▶ SHORT PROBLEM
Return all lines in the material below that contain "this".

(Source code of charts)
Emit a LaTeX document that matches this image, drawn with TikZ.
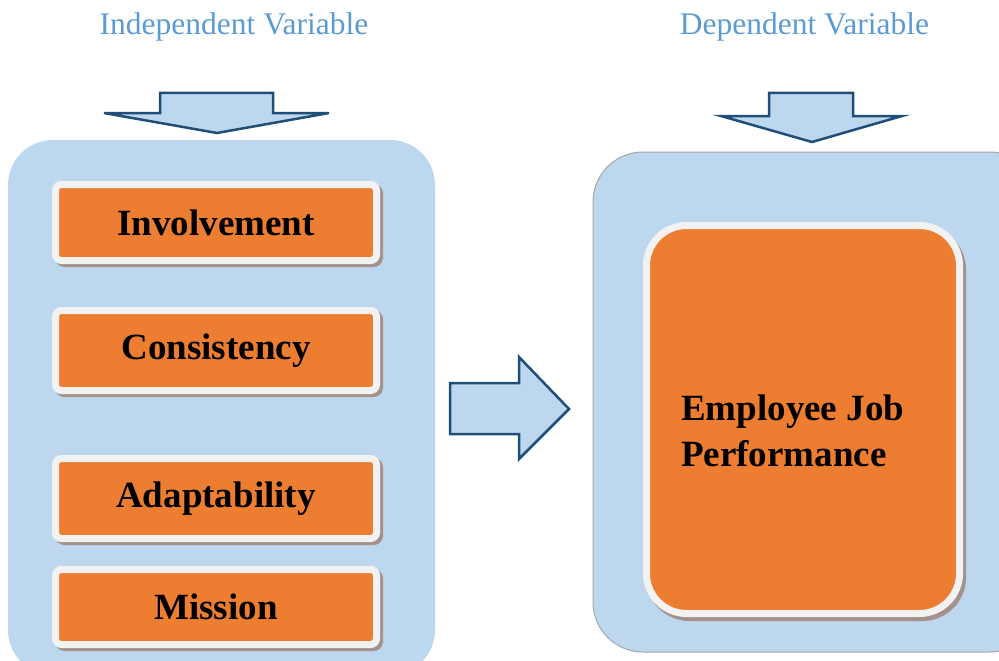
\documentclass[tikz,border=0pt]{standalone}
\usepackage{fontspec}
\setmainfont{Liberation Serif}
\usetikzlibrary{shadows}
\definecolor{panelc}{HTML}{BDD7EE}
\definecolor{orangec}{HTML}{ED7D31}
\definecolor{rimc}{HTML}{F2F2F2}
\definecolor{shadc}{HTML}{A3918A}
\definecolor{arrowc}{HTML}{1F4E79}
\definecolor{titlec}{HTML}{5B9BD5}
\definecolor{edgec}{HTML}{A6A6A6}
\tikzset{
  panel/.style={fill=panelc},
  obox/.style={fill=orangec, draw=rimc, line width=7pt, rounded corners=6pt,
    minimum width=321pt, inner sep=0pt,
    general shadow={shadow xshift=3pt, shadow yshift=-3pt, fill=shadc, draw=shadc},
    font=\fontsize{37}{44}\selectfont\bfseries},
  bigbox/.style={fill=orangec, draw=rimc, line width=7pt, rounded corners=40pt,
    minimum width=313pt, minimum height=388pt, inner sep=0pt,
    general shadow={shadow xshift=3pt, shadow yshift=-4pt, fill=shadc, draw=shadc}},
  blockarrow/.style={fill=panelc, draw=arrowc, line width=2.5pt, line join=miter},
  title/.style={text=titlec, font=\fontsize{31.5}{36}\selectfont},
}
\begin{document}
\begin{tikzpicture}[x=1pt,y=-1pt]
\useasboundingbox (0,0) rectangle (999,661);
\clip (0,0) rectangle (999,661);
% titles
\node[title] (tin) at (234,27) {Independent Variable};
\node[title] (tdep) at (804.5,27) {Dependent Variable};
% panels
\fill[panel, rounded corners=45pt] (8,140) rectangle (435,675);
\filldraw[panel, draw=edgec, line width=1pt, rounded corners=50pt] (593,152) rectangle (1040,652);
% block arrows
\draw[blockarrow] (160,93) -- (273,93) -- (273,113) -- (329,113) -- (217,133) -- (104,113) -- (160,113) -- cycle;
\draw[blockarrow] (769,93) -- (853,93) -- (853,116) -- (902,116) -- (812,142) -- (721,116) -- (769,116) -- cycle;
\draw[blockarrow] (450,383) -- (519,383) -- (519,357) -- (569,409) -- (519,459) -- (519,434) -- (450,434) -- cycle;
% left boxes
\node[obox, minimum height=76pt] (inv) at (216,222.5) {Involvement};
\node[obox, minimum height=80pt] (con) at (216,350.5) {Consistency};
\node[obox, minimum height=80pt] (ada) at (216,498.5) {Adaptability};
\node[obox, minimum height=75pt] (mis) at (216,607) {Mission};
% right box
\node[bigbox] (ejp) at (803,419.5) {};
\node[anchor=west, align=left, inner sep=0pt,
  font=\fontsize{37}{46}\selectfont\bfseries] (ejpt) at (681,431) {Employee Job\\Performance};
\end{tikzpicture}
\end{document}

---

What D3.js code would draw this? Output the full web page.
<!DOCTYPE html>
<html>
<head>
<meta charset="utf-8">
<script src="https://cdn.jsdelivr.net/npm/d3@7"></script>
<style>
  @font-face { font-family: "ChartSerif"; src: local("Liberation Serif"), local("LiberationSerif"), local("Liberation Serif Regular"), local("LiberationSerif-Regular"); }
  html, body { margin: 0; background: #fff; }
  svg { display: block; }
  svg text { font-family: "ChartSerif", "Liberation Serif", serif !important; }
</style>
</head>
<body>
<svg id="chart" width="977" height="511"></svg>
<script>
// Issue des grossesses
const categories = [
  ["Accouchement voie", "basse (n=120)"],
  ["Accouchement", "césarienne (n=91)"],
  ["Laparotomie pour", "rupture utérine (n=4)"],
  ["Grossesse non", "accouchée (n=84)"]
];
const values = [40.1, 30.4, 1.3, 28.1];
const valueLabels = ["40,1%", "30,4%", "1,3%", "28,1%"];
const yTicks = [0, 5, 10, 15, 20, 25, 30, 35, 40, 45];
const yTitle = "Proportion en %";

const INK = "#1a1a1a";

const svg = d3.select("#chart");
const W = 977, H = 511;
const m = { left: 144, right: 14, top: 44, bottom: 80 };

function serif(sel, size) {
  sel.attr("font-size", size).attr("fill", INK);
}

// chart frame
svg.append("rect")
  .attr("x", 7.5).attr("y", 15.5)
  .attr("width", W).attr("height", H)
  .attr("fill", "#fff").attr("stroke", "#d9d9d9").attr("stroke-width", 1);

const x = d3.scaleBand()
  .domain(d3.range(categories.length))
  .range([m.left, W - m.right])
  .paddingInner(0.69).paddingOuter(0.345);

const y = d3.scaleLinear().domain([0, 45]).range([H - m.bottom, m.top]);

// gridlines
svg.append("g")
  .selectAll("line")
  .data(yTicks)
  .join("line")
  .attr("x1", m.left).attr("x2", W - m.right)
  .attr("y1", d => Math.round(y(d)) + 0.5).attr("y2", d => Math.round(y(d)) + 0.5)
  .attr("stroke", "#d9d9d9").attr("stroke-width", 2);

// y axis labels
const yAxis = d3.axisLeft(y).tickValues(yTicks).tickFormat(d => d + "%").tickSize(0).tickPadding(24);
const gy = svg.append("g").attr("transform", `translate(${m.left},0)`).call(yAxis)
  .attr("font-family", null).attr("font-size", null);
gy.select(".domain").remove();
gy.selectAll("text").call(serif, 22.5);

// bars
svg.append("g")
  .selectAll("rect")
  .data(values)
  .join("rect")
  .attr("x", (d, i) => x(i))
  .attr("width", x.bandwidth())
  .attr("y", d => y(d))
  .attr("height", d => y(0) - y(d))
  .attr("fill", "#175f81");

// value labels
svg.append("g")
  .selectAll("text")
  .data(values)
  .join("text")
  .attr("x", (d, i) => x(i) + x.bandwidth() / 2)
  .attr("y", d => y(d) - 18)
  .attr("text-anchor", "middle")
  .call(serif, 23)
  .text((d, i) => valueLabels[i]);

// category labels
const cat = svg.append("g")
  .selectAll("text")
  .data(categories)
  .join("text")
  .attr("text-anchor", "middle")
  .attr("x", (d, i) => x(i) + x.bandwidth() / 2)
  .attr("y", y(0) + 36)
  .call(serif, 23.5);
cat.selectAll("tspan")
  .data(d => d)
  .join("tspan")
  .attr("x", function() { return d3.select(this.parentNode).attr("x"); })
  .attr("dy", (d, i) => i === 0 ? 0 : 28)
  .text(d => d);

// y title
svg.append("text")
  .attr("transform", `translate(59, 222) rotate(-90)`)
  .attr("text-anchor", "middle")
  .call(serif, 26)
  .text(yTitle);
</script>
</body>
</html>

==

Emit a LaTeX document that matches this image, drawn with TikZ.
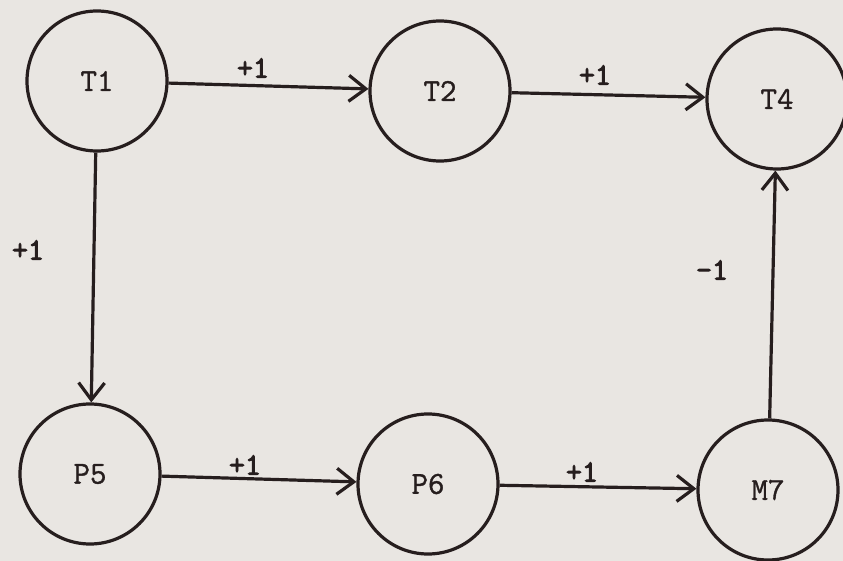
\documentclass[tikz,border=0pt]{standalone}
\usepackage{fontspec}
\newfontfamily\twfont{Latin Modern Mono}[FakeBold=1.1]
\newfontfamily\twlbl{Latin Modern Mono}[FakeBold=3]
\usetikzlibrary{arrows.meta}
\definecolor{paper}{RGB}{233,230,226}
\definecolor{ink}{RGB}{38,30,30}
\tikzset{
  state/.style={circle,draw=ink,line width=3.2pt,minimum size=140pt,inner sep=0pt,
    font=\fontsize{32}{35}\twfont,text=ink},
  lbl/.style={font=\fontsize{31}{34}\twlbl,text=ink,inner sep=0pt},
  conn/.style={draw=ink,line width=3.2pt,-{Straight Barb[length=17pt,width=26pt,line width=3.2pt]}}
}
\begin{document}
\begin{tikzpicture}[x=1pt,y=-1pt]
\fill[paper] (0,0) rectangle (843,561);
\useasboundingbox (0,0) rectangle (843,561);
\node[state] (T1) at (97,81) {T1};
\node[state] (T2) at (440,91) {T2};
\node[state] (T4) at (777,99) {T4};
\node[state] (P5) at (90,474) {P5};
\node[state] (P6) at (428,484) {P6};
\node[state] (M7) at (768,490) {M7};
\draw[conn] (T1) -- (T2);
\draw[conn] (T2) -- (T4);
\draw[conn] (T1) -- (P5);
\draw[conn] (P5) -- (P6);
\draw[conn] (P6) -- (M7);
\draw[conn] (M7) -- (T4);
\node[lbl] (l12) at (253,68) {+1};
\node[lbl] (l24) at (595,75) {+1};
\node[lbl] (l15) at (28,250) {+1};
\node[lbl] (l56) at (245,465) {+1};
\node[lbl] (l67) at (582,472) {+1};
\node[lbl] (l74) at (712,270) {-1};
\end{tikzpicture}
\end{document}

▶ EXERCISE ANSWER
Emit a LaTeX document that matches this image, drawn with TikZ.
What D3.js code would draw this? Output the full web page.
  .attr("x", function() { return d3.select(this.parentNode).attr("x"); })
Emit a LaTeX document that matches this image, drawn with TikZ.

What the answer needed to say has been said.